People begin to experiencing burnout when they feel they're in a "no-win" working environment, one in which they can never achieve no matter how long and how hard they keep working. Burnout happens when the writing on the wall spells "impossible" and "irrational", when there is no honest or logical rationale for the way business is conducted, for the way expectations are defined, for the way goals and results are determined, for the confusion about roles.
When there is no connection between working hard and seeing actual light at the end of the tunnel (i.e., results as well as "light" as in the form of "intelligence", "right action" and "meaning") folks become despairing, incredulous, and cynical.
- Do you have a pattern of taking on more work than you can handle? If so, why?
- Does you boss continue to give you more work than you can reasonably handle? If so, have you spoken with your boss? With what result?
- Do you ever feel helpless or hopeless at work? Frustrated, resentful? Why?
- Is overload a cultural issue at your organization? Why? How did that come to be?
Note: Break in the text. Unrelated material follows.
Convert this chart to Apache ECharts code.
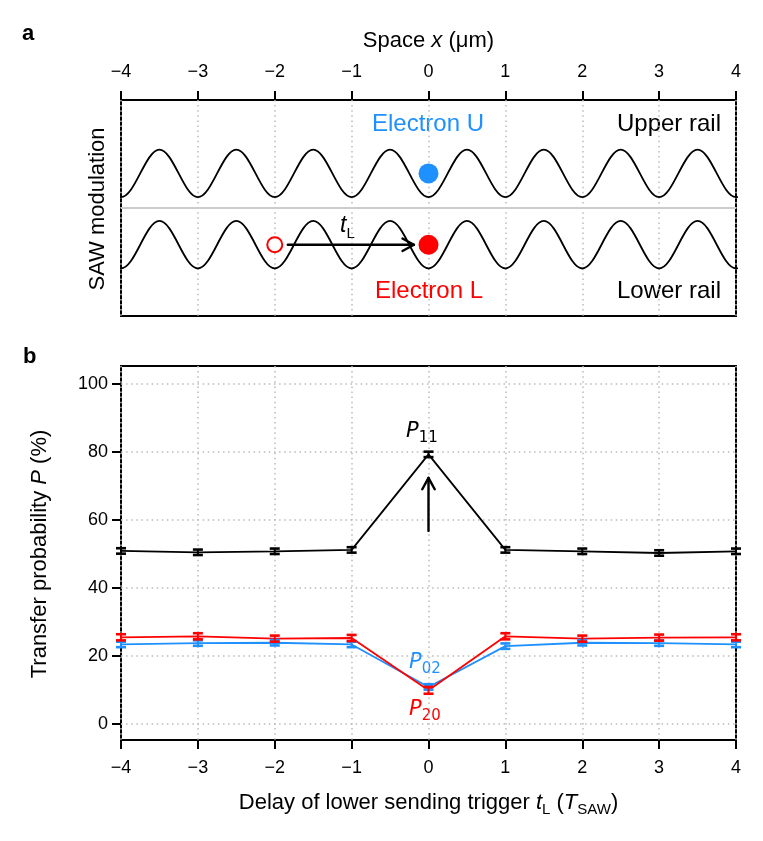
<!DOCTYPE html>
<html>
<head>
<meta charset="utf-8">
<script src="https://cdn.jsdelivr.net/npm/echarts@6/dist/echarts.min.js"></script>
<style>
  html, body { margin: 0; padding: 0; background: #fff; }
  #chart { width: 763px; height: 841px; }
</style>
</head>
<body>
<div id="chart"></div>
<script>
// panel b data
const delays = [-4, -3, -2, -1, 0, 1, 2, 3, 4];
const p11 = [50.9, 50.5, 50.8, 51.2, 79.3, 51.2, 50.8, 50.3, 50.8];
const p11Err = [0.8, 0.8, 0.8, 0.8, 0.8, 0.8, 0.8, 0.8, 0.8];
const p20 = [25.5, 25.8, 25.1, 25.3, 9.9, 25.8, 25.1, 25.4, 25.5];
const p20Err = [0.9, 0.9, 0.9, 0.9, 1.0, 0.9, 0.9, 0.9, 0.9];
const p02 = [23.4, 23.8, 23.9, 23.4, 10.9, 22.9, 23.9, 23.8, 23.4];
const p02Err = [0.8, 0.8, 0.8, 0.8, 0.8, 0.8, 0.8, 0.8, 0.8];

// panel a schematic (space x in um, vertical in arbitrary units)
const waveX = [-4.5, -4, -3.5, -3, -2.5, -2, -1.5, -1, -0.5, 0, 0.5, 1, 1.5, 2, 2.5, 3, 3.5, 4, 4.5];
const upperWave = [2.7, 0.5, 2.7, 0.5, 2.7, 0.5, 2.7, 0.5, 2.7, 0.5, 2.7, 0.5, 2.7, 0.5, 2.7, 0.5, 2.7, 0.5, 2.7];
const lowerWave = [-0.6, -2.8, -0.6, -2.8, -0.6, -2.8, -0.6, -2.8, -0.6, -2.8, -0.6, -2.8, -0.6, -2.8, -0.6, -2.8, -0.6, -2.8, -0.6];
const electronU = [0, 1.6];
const electronL = [0, -1.7];
const electronLStart = [-2, -1.7];
const shiftArrow = [-1.83, -1.7, -0.19, -1.7];
const p11Arrow = [0, 56.8, 72.4];

const BLUE = "#1E90FF";
const RED = "#FF0000";
const FONT = "Liberation Sans";
const MATH = "DejaVu Sans";

const fmtMinus = v => (v < 0 ? "\u2212" + Math.abs(v) : String(v));
const zip = (xs, ys) => xs.map((x, i) => [x, ys[i]]);

const gridLine = { show: true, lineStyle: { color: "#bbb", width: 1.5, type: [1.5, 3.6] } };
const tick = { show: true, length: 9, lineStyle: { color: "#000", width: 2 } };
const noLine = { show: false, onZero: false };
const label = { color: "#000", fontFamily: FONT, fontSize: 18, formatter: fmtMinus };
const titleRich = {
    n: { fontFamily: FONT, fontSize: 22, color: "#000", lineHeight: 28, verticalAlign: "middle" },
    i: { fontFamily: FONT, fontSize: 22, fontStyle: "italic", color: "#000", lineHeight: 28, verticalAlign: "middle" },
    s: { fontFamily: FONT, fontSize: 15, color: "#000", lineHeight: 28, verticalAlign: "bottom" }
};

function errorBars(values, errs, color) {
    return {
        type: "custom",
        xAxisIndex: 2,
        yAxisIndex: 2,
        z: 4,
        data: delays.map((d, i) => [d, values[i] - errs[i], values[i] + errs[i]]),
        renderItem(params, api) {
            const lo = api.coord([api.value(0), api.value(1)]);
            const hi = api.coord([api.value(0), api.value(2)]);
            const cap = { stroke: color, lineWidth: 2.6 };
            return {
                type: "group",
                children: [
                    { type: "line", shape: { x1: lo[0], y1: lo[1], x2: hi[0], y2: hi[1] }, style: { stroke: color, lineWidth: 2 } },
                    { type: "line", shape: { x1: lo[0] - 5, y1: lo[1], x2: lo[0] + 5, y2: lo[1] }, style: cap },
                    { type: "line", shape: { x1: hi[0] - 5, y1: hi[1], x2: hi[0] + 5, y2: hi[1] }, style: cap }
                ]
            };
        }
    };
}

function arrowRender(params, api) {
    const a = api.coord([api.value(0), api.value(1)]);
    const b = api.coord([api.value(2), api.value(3)]);
    const ang = Math.atan2(b[1] - a[1], b[0] - a[0]);
    const h = 13, w = 0.5;
    const st = { stroke: "#000", lineWidth: 2.4, lineCap: "round", lineJoin: "round", fill: null };
    return {
        type: "group",
        children: [
            { type: "line", shape: { x1: a[0], y1: a[1], x2: b[0], y2: b[1] }, style: st },
            {
                type: "polyline",
                shape: {
                    points: [
                        [b[0] - h * Math.cos(ang - w), b[1] - h * Math.sin(ang - w)],
                        [b[0], b[1]],
                        [b[0] - h * Math.cos(ang + w), b[1] - h * Math.sin(ang + w)]
                    ]
                },
                style: st
            }
        ]
    };
}

function mathLabel(x, y, sub, color) {
    return {
        type: "text", x: x, y: y,
        style: {
            text: "{i|P}{s|" + sub + "}",
            rich: {
                i: { fontFamily: MATH, fontSize: 21, fontStyle: "italic", fill: color, lineHeight: 28, verticalAlign: "middle" },
                s: { fontFamily: MATH, fontSize: 15, fill: color, lineHeight: 28, verticalAlign: "bottom" }
            }
        }
    };
}

const chart = echarts.init(document.getElementById("chart"));

chart.setOption({
    backgroundColor: "#fff",
    animation: false,
    grid: [
        { left: 121, right: 27, top: 100, height: 216, show: true, borderColor: "#000", borderWidth: 2 },
        { left: 121, right: 27, top: 366, height: 374, show: true, borderColor: "#000", borderWidth: 2 },
        { left: 121, right: 27, top: 384, height: 340 }
    ],
    xAxis: [
        {
            gridIndex: 0, type: "value", position: "top", min: -4, max: 4, interval: 1,
            axisLine: noLine, axisTick: tick,
            axisLabel: Object.assign({ margin: 19 }, label),
            splitLine: gridLine,
            name: "{n|Space }{i|x}{n| (\u03bcm)}",
            nameLocation: "middle", nameGap: 45,
            nameTextStyle: { rich: titleRich }
        },
        {
            gridIndex: 1, type: "value", position: "bottom", min: -4, max: 4, interval: 1,
            axisLine: noLine, axisTick: tick,
            axisLabel: Object.assign({ margin: 19 }, label),
            splitLine: gridLine,
            name: "{n|Delay of lower sending trigger }{i|t}{s|L}{n| (}{i|T}{s|SAW}{n|)}",
            nameLocation: "middle", nameGap: 49,
            nameTextStyle: { rich: titleRich }
        },
        { gridIndex: 2, type: "value", min: -4, max: 4, show: false }
    ],
    yAxis: [
        { gridIndex: 0, type: "value", min: -5, max: 5, show: false },
        { gridIndex: 1, type: "value", min: -5, max: 105, show: false },
        {
            gridIndex: 2, type: "value", min: 0, max: 100, interval: 20,
            axisLine: noLine, axisTick: tick,
            axisLabel: Object.assign({ margin: 13 }, label),
            splitLine: gridLine,
            name: "{n|Transfer probability }{i|P}{n| (%)}",
            nameLocation: "middle", nameGap: 67,
            nameTextStyle: { rich: titleRich }
        }
    ],
    series: [
        // panel a
        {
            type: "line", xAxisIndex: 0, yAxisIndex: 0, data: [[-4, 0], [4, 0]],
            symbol: "none", lineStyle: { color: "#cccccc", width: 2 }, z: 2
        },
        {
            type: "line", xAxisIndex: 0, yAxisIndex: 0, data: zip(waveX, upperWave),
            smooth: 0.36, symbol: "none", clip: true, lineStyle: { color: "#000", width: 1.8 }, z: 3
        },
        {
            type: "line", xAxisIndex: 0, yAxisIndex: 0, data: zip(waveX, lowerWave),
            smooth: 0.36, symbol: "none", clip: true, lineStyle: { color: "#000", width: 1.8 }, z: 3
        },
        {
            type: "custom", xAxisIndex: 0, yAxisIndex: 0, z: 4,
            data: [shiftArrow], renderItem: arrowRender
        },
        {
            type: "scatter", xAxisIndex: 0, yAxisIndex: 0, z: 5, symbolSize: 20,
            data: [electronU], itemStyle: { color: BLUE, opacity: 1 }
        },
        {
            type: "scatter", xAxisIndex: 0, yAxisIndex: 0, z: 5, symbolSize: 20,
            data: [electronL], itemStyle: { color: RED, opacity: 1 }
        },
        {
            type: "scatter", xAxisIndex: 0, yAxisIndex: 0, z: 5, symbolSize: 15,
            data: [electronLStart], itemStyle: { color: "#fff", borderColor: RED, borderWidth: 2, opacity: 1 }
        },
        // panel b
        {
            type: "line", xAxisIndex: 2, yAxisIndex: 2, data: zip(delays, p02),
            symbol: "none", lineStyle: { color: BLUE, width: 1.8 }, z: 3
        },
        errorBars(p02, p02Err, BLUE),
        {
            type: "line", xAxisIndex: 2, yAxisIndex: 2, data: zip(delays, p20),
            symbol: "none", lineStyle: { color: RED, width: 1.8 }, z: 3
        },
        errorBars(p20, p20Err, RED),
        {
            type: "line", xAxisIndex: 2, yAxisIndex: 2, data: zip(delays, p11),
            symbol: "none", lineStyle: { color: "#000", width: 1.8 }, z: 3
        },
        errorBars(p11, p11Err, "#000"),
        {
            type: "custom", xAxisIndex: 2, yAxisIndex: 2, z: 4,
            data: [[p11Arrow[0], p11Arrow[1], p11Arrow[0], p11Arrow[2]]], renderItem: arrowRender
        }
    ],
    graphic: [
        { type: "text", left: 22, top: 23, style: { text: "a", font: "bold 22px " + FONT, fill: "#000" } },
        { type: "text", left: 23, top: 346, style: { text: "b", font: "bold 22px " + FONT, fill: "#000" } },
        {
            type: "text", x: 98, y: 209, rotation: Math.PI / 2,
            style: { text: "SAW modulation", font: "22px " + FONT, fill: "#000", align: "center", verticalAlign: "middle" }
        },
        { type: "text", x: 428, y: 124, style: { text: "Electron U", font: "24px " + FONT, fill: BLUE, align: "center", verticalAlign: "middle" } },
        { type: "text", x: 721, y: 124, style: { text: "Upper rail", font: "24px " + FONT, fill: "#000", align: "right", verticalAlign: "middle" } },
        { type: "text", x: 429, y: 291, style: { text: "Electron L", font: "24px " + FONT, fill: RED, align: "center", verticalAlign: "middle" } },
        { type: "text", x: 721, y: 291, style: { text: "Lower rail", font: "24px " + FONT, fill: "#000", align: "right", verticalAlign: "middle" } },
        {
            type: "text", x: 340, y: 211,
            style: {
                text: "{i|t}{s|L}",
                rich: {
                    i: { fontFamily: FONT, fontSize: 23, fontStyle: "italic", fill: "#000", lineHeight: 30, verticalAlign: "middle" },
                    s: { fontFamily: FONT, fontSize: 15, fill: "#000", lineHeight: 30, verticalAlign: "bottom" }
                }
            }
        },
        mathLabel(406, 418, "11", "#000"),
        mathLabel(409, 649, "02", BLUE),
        mathLabel(409, 696, "20", RED)
    ]
});
</script>
</body>
</html>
Do managers and supervisors feel overloading is fair? How do they justify overloading employees?
- Are you and your boss on the same page when it comes to their expectations of you and your expectations of you? If not, have you had a discussion with your boss about the inconsistencies? If not, why not?
- If you're feeling burned out, are you aware that burnout can have serious, very serious, physical, mental, emotional and psychological repercussions? Is that OK? Are you choosing to let it be OK? Or are you in denial about the burnout you are experiencing?
- Do you feel you work hard with little to no reward? What action can you take to remedy this situation?
- What one or two steps can you, or your organization, take this week and this month to reduce the intensity of the burnout you may be experiencing.
One of the first behaviors that leads to burnout is confusion about what is expected. When responsibilities change from day to day, week to week, or month to month, burnout ensues. Folks end up competing against themselves. Workers become confused, foggy, frustrated and unhappy. They feel like they are swimming upstream. Soon, they begin to feel hopeless, helpless and exhausted. Burnout.
Another circumstance that creates burnout is having unclear role definitions. For example, an employee and their boss are not on the same page when it comes to the employee's role and responsibilities.
Sometimes, this is a blind spot neither the employee or the boss is aware of. Each assumes what they know to be true about the other. Soon the boss sees his/her expectations not being met and assumes the employee is incompetent, lazy or uninterested; in turn, the employee accuses their boss of being unfair, a bully or overbearing. Either way, there is a major disconnect that leads to frustration, resentment, and ill will. Burnout.
A third circumstance that leads to burnout is simple overload. Pushing more expectations, more tasks and more responsibilities on to an employee does not automatically mean the employee can handle the overload. More work does not produce better results.
When the employee takes on additional duties and becomes overloaded, the task load is not handled well. The result of overload is resentment and frustration. Burnout.
The solution
If the issue is you and the way you work, the solution lies in your own hands. If it's your organization and its culture, you'll need to consider whether anything is likely to change. The final solution, simple, perhaps not easy, may be to leave.
If you feel you're in the throes of burnout, your first action it to take time for your self, to engage in some deep self-reflection and look for root causes of the burnout issue. Then, consider action steps to reduce or eliminate the degree of burnout you are experiencing.